Another disadvantage of polyploidy includes potential changes in gene expression. It is generally assumed that an increase in the copy number of all chromosomes would affect all genes equally and should result in a uniform increase in gene expression. Possible exceptions would include genes that respond to regulating factors that do not change proportionally with ploidy. We now have experimental evidence for such exceptions in several systems. In one interesting example, investigators compared the mRNA levels per genome for 18 genes in 1X, 2X, 3X, and 4X maize. While expression of most genes increased with ploidy, some genes demonstrated unexpected deviations from expected expression levels. For example, sucrose synthase showed the expected proportional expression in 2X and 4X tissues, but its expression was three and six times higher, respectively, in 1X and 3X tissues. Two other genes showed similar, if less extreme, trends. Altogether, about 10% of these genes demonstrated sensitivity to odd-numbered ploidy (Guo et al., 1996).

Epigenetic instability can pose yet another challenge for polyploids. Epigenetics refers to changes in phenotype and gene expression that are not caused by changes in DNA sequence. According to the genomic shock hypothesis, disturbances in the genome, such as polyploidization, may lead to widespread changes in epigenetic regulation. Although there are few instances of documented epigenetic instability in autopolyploids, there are a couple of intriguing examples worth mentioning. In one case, transgene silencing occurred more frequently in Arabidopsis thaliana tetraploids than in A. thaliana diploids, suggesting an effect of ploidy on chromosome remodeling (Mittelsten Scheid et al., 1996).

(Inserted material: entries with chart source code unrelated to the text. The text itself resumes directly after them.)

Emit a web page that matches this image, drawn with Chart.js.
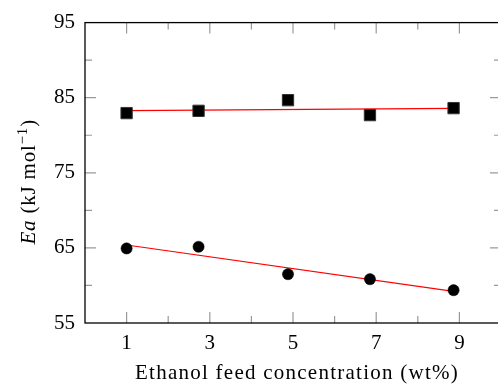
<!DOCTYPE html>
<html>
<head>
<meta charset="utf-8">
<script src="https://cdn.jsdelivr.net/npm/chart.js@4.4.1/dist/chart.umd.min.js"></script>
<style>
  html, body { margin: 0; padding: 0; background: #fff; overflow: hidden; }
  #wrap { width: 510px; height: 385px; }
</style>
</head>
<body>
<div id="wrap"><canvas id="chart"></canvas></div>
<script>
// ethanol feed concentration (wt%) for each run
const feedConc = [1, 2.73, 4.88, 6.85, 8.86];
// activation energies, kJ/mol
const eaSquares = [82.95, 83.25, 84.67, 82.68, 83.61];
const eaCircles = [64.93, 65.15, 61.5, 60.83, 59.37];
// linear fits, evaluated at the first and last concentration
const fitX = [1, 8.86];
const fitSquares = [83.29, 83.58];
const fitCircles = [65.39, 59.22];

const xLabels = [1, 3, 5, 7, 9];
const yLabels = [55, 65, 75, 85, 95];

const FONT = "'Liberation Serif', 'Times New Roman', serif";
const ctx = document.getElementById("chart").getContext("2d");

function points(xs, ys) {
    return xs.map((x, i) => ({ x: x, y: ys[i] }));
}

// inward tick marks on all four sides plus the top/right frame
const frameTicks = {
    id: "frameTicks",
    afterDatasetsDraw(chart) {
        const { ctx, chartArea: a, scales: { x, y } } = chart;
        ctx.save();
        ctx.strokeStyle = "#9a9a9a";
        ctx.lineWidth = 1.2;
        ctx.beginPath();
        for (let v = 1; v <= 9; v++) {
            const len = xLabels.includes(v) ? 11 : 7;
            const px = x.getPixelForValue(v);
            ctx.moveTo(px, a.bottom); ctx.lineTo(px, a.bottom - len);
            ctx.moveTo(px, a.top); ctx.lineTo(px, a.top + len);
        }
        for (let v = 60; v <= 90; v += 5) {
            const len = yLabels.includes(v) ? 11 : 7;
            const py = y.getPixelForValue(v);
            ctx.moveTo(a.left, py); ctx.lineTo(a.left + len, py);
            ctx.moveTo(a.right, py); ctx.lineTo(a.right - len, py);
        }
        ctx.stroke();
        ctx.strokeStyle = "#000";
        ctx.lineWidth = 1.3;
        ctx.strokeRect(a.left, a.top, a.right - a.left, a.bottom - a.top);
        ctx.restore();
    }
};

// axis titles: italic Ea with a superscript on y, spaced-out serif on x
const axisTitles = {
    id: "axisTitles",
    afterDraw(chart) {
        const { ctx, chartArea: a } = chart;
        ctx.save();
        ctx.fillStyle = "#000";
        ctx.textBaseline = "alphabetic";

        ctx.font = "21px " + FONT;
        ctx.letterSpacing = "1.25px";
        ctx.textAlign = "center";
        ctx.fillText("Ethanol feed concentration (wt%)", (a.left + a.right) / 2 + 4, 379);

        const parts = [
            { t: "Ea", f: "italic 21px " + FONT, dy: 0 },
            { t: " (kJ mol", f: "21px " + FONT, dy: 0 },
            { t: "\u22121", f: "15px " + FONT, dy: -8 },
            { t: ")", f: "21px " + FONT, dy: 0 }
        ];
        ctx.textAlign = "left";
        ctx.letterSpacing = "0.8px";
        let total = 0;
        parts.forEach(p => { ctx.font = p.f; p.w = ctx.measureText(p.t).width; total += p.w; });
        ctx.translate(35, (a.top + a.bottom) / 2 + 9);
        ctx.rotate(-Math.PI / 2);
        let cx = -total / 2;
        parts.forEach(p => {
            ctx.font = p.f;
            ctx.fillText(p.t, cx, p.dy);
            cx += p.w;
        });
        ctx.restore();
    }
};

new Chart(ctx, {
    type: "scatter",
    data: {
        datasets: [
            {
                label: "fit squares",
                type: "line",
                data: points(fitX, fitSquares),
                borderColor: "#ff0000",
                borderWidth: 1.2,
                pointRadius: 0,
                order: 3
            },
            {
                label: "fit circles",
                type: "line",
                data: points(fitX, fitCircles),
                borderColor: "#ff0000",
                borderWidth: 1.2,
                pointRadius: 0,
                order: 3
            },
            {
                label: "squares",
                data: points(feedConc, eaSquares),
                pointStyle: "rect",
                pointRadius: 8,
                backgroundColor: "#000",
                borderColor: "#333",
                borderWidth: 1,
                order: 1
            },
            {
                label: "circles",
                data: points(feedConc, eaCircles),
                pointStyle: "circle",
                pointRadius: 5.6,
                backgroundColor: "#000",
                borderColor: "#000",
                borderWidth: 0.5,
                order: 1
            }
        ]
    },
    options: {
        responsive: true,
        maintainAspectRatio: false,
        animation: false,
        layout: { padding: { top: 21, right: 4, bottom: 0, left: 0 } },
        plugins: {
            legend: { display: false },
            tooltip: { enabled: false }
        },
        scales: {
            x: {
                type: "linear",
                min: 0,
                max: 10,
                afterFit: s => { s.height = 62; },
                grid: { display: false, drawTicks: false },
                border: { display: false },
                ticks: {
                    stepSize: 1,
                    padding: 8,
                    color: "#000",
                    font: { family: FONT, size: 21 },
                    maxRotation: 0,
                    autoSkip: false,
                    callback: v => xLabels.includes(v) ? String(v) : ""
                }
            },
            y: {
                min: 55,
                max: 95,
                afterFit: s => { s.width = 85; },
                grid: { display: false, drawTicks: false },
                border: { display: false },
                ticks: {
                    stepSize: 5,
                    padding: 10,
                    color: "#000",
                    font: { family: FONT, size: 21 },
                    autoSkip: false,
                    callback: v => yLabels.includes(v) ? String(v) : ""
                }
            }
        }
    },
    plugins: [frameTicks, axisTitles]
});
</script>
</body>
</html>
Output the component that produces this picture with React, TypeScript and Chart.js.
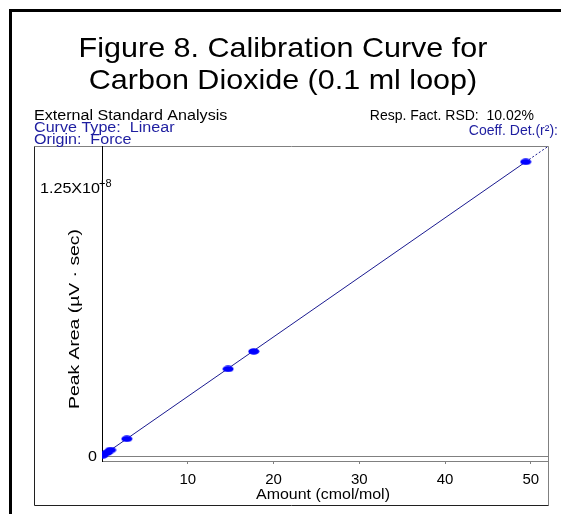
import React, { useEffect, useRef } from "react";
import { Chart, registerables } from "chart.js";

Chart.register(...registerables);

// Calibration points (amount in cmol/mol, peak area in µV·sec)
const amounts = [0.1, 0.6, 1.0, 2.9, 14.7, 17.7, 49.4];
const areas = [0.3e6, 1.6e6, 2.8e6, 8.0e6, 4.06e7, 4.88e7, 1.372e8];

// Linear fit through origin (forced): solid to last point, dotted after
const fitX = [0, 49.4, 52];
const fitY = [0, 1.372e8, 1.444e8];

const xTicks = [10, 20, 30, 40, 50];
const yTickValues = [0, 1.25e8];
const yTickLabels = ["0", "1.25X10"];
const yTickExponents = ["", "+8"];

const titleLines = ["Figure 8. Calibration Curve for", "Carbon Dioxide (0.1 ml loop)"];
const xTitle = "Amount (cmol/mol)";
const yTitle = "Peak Area (\u00B5V \u00B7 sec)";
const infoLeft = ["External Standard Analysis", "Curve Type:  Linear", "Origin:  Force"];
const infoRight = ["Resp. Fact. RSD:  10.02%", "Coeff. Det.(r\u00B2):"];

const FONT = '"Liberation Sans", Arial, sans-serif';
const BLUE_TEXT = "#1e1ea0";

function makeEllipse(): HTMLCanvasElement {
  const c = document.createElement("canvas");
  c.width = 12;
  c.height = 7;
  const g = c.getContext("2d")!;
  g.fillStyle = "#0000ff";
  g.beginPath();
  g.ellipse(6, 3.5, 5.5, 3.2, 0, 0, Math.PI * 2);
  g.fill();
  return c;
}

function txt(
  ctx: CanvasRenderingContext2D,
  s: string,
  x: number,
  y: number,
  size: number,
  color: string,
  align: CanvasTextAlign,
  sx = 1
) {
  ctx.save();
  ctx.font = `${size}px ${FONT}`;
  ctx.fillStyle = color;
  ctx.textAlign = align;
  ctx.textBaseline = "alphabetic";
  ctx.translate(x, y);
  ctx.scale(sx, 1);
  ctx.fillText(s, 0, 0);
  ctx.restore();
}

const decor = {
  id: "decor",
  beforeDraw(chart: any) {
    const ctx = chart.ctx as CanvasRenderingContext2D;
    ctx.save();
    ctx.fillStyle = "#ffffff";
    ctx.fillRect(0, 0, chart.width, chart.height);
    // outer frame
    ctx.strokeStyle = "#000000";
    ctx.lineWidth = 3;
    ctx.beginPath();
    ctx.moveTo(10.5, 600);
    ctx.lineTo(10.5, 10.5);
    ctx.lineTo(600, 10.5);
    ctx.stroke();
    // plot box
    ctx.lineWidth = 1;
    ctx.strokeStyle = "#808080";
    ctx.beginPath();
    ctx.moveTo(34.5, 146.5);
    ctx.lineTo(548.5, 146.5);
    ctx.lineTo(548.5, 505.5);
    ctx.stroke();
    ctx.strokeStyle = "#202020";
    ctx.beginPath();
    ctx.moveTo(34.5, 146.5);
    ctx.lineTo(34.5, 505.5);
    ctx.lineTo(548.5, 505.5);
    ctx.stroke();
    ctx.restore();
  },
  afterDraw(chart: any) {
    const ctx = chart.ctx as CanvasRenderingContext2D;
    const ys = chart.scales.y;
    const area = chart.chartArea;
    // title
    txt(ctx, titleLines[0], 283, 57, 28, "#000", "center", 1.09);
    txt(ctx, titleLines[1], 283, 89, 28, "#000", "center", 1.09);
    // info
    txt(ctx, infoLeft[0], 34, 119.5, 14, "#000", "left", 1.15);
    txt(ctx, infoLeft[1], 34, 131.5, 14, BLUE_TEXT, "left", 1.15);
    txt(ctx, infoLeft[2], 34, 144, 14, BLUE_TEXT, "left", 1.15);
    txt(ctx, infoRight[0], 534, 120, 14, "#000", "right");
    txt(ctx, infoRight[1], 558, 135, 14, BLUE_TEXT, "right");
    // y tick labels
    yTickValues.forEach((v, i) => {
      const py = ys.getPixelForValue(v);
      const rx = yTickExponents[i] ? area.left - 2 : area.left - 5;
      txt(ctx, yTickLabels[i], rx, py + 5, 14, "#000", "right", 1.15);
      if (yTickExponents[i]) txt(ctx, yTickExponents[i], area.left - 3, py - 1, 10, "#000", "left", 1.1);
    });
    // axis titles
    txt(ctx, xTitle, 323, 499, 14, "#000", "center", 1.14);
    ctx.save();
    ctx.translate(79, 319);
    ctx.rotate(-Math.PI / 2);
    txt(ctx, yTitle, 0, 0, 15, "#000", "center", 1.29);
    ctx.restore();
  },
};

export default function App() {
  const ref = useRef<HTMLCanvasElement | null>(null);
  useEffect(() => {
    if (!ref.current) return;
    const marker = makeEllipse();
    const chart = new Chart(ref.current, {
      type: "scatter",
      data: {
        datasets: [
          {
            label: "fit",
            data: fitX.map((x, i) => ({ x, y: fitY[i] })),
            showLine: true,
            borderColor: "#1a1a90",
            borderWidth: 1,
            pointRadius: 0,
            segment: {
              borderDash: (c: any) => (c.p0DataIndex === 1 ? [2, 2] : undefined),
            },
            order: 2,
          },
          {
            label: "standards",
            data: amounts.map((x, i) => ({ x, y: areas[i] })),
            pointStyle: marker as any,
            pointRadius: 6,
            order: 1,
          },
        ],
      },
      options: {
        responsive: false,
        animation: false,
        devicePixelRatio: 1,
        layout: { padding: { left: 42, top: 146, right: 13, bottom: 0 } },
        plugins: { legend: { display: false }, tooltip: { enabled: false }, title: { display: false } },
        scales: {
          x: {
            type: "linear",
            min: 0,
            max: 52,
            afterFit: (s: any) => {
              s.height = 53;
            },
            afterBuildTicks: (s: any) => {
              s.ticks = xTicks.map((v) => ({ value: v }));
            },
            ticks: {
              color: "#000",
              font: { family: FONT, size: 15 },
              padding: 7,
              maxRotation: 0,
              autoSkip: false,
            },
            grid: { drawOnChartArea: false, drawTicks: true, tickLength: 3, color: "#808080" },
            border: { display: true, color: "#808080" },
          },
          y: {
            type: "linear",
            min: -2.33e6,
            max: 1.446e8,
            afterFit: (s: any) => {
              s.width = 60;
            },
            afterBuildTicks: (s: any) => {
              s.ticks = yTickValues.map((v) => ({ value: v }));
            },
            ticks: { display: false },
            grid: {
              drawTicks: false,
              color: (c: any) => (c.tick && c.tick.value === 0 ? "#808080" : "rgba(0,0,0,0)"),
            },
            border: { display: true, color: "#000" },
          },
        },
      },
      plugins: [decor],
    });
    return () => chart.destroy();
  }, []);
  return (
    <div style={{ position: "absolute", left: 0, top: 0, width: 561, height: 514 }}>
      <canvas ref={ref} width={561} height={514} style={{ display: "block" }} />
    </div>
  );
}
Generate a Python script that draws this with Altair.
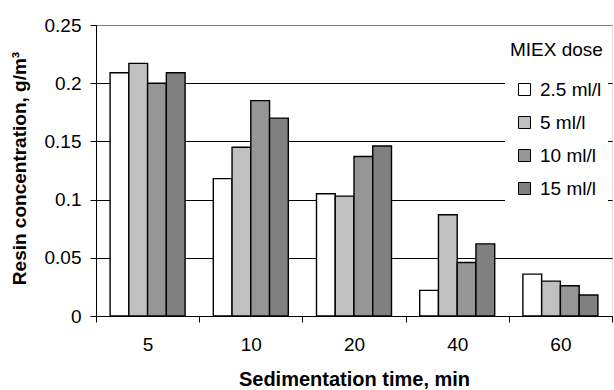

However, several factors cannot be ruled out in the observation of this phenomenon, including duplication of the strong 35S promoter from cauliflower mosaic virus in the transgene. In another case, the activation of a DNA transposon of the Spm/CACTA family was observed in autopolyploids. Unfortunately, the generality of this change could not be determined because multiple independent autopolyploids were not examined.

Conversely, extensive evidence for epigenetic remodeling is available in allopolyploids. Structural genomic changes, such as DNA methylation, and expression changes are reported to accompany the transition to alloploidy in several plant systems, including Arabidopsis and wheat (Shaked et al., 2001). The most detailed information is available for the model system Arabidopsis. For instance, in a cross of A. thaliana and A. arenosa, epigenetically regulated genes were identified by comparing transcripts from the autotetraploid parents to transcripts from the neoallopolyploid progeny. A. thaliana genes affected by epigenetic regulation were defined as those that responded to the transition from autopolyploidy to allopolyploidy. Altogether, between 2% and 2.5% of A. thaliana genes were estimated to have undergone regulatory changes during the transition to allopolyploidy. A more detailed microarray study that examined the regulation of 26,000 genes in Arabidopsis neoallopolyploids detected a transcriptome divergence between the progenitors of more than 15%, due to genes that were highly expressed in A. thaliana and not in A. arenosa or vice versa. Significantly, expression of approximately 5% of the genes diverged from the mid-parent value in two independently derived allotetraploids, consistent with nonadditive gene regulation after hybridization (Wang et al., 2006). Taken together, these results suggest that the instability syndrome of neoallopolyploids may be attributed primarily to regulatory divergence between the parental species, leading to genomic incompatibilities in the allopolyploid offspring.

Aneuploidy might also be a factor in epigenetic remodeling in neoallopolyploids, either by altering the dosage of factors that are encoded by chromosomes that have greater or fewer than the expected number of copies leading to changes in imprinted loci, or by exposing unpaired chromatin regions to epigenetic remodeling mechanisms. In the latter case, this susceptibility of meiotically unpaired DNA to silencing was first reported for the fungus Neurospora crassa, but it appears to be a general phenomenon. Therefore, some of the epigenetic instability that is observed in allopolyploids might result from aneuploidy.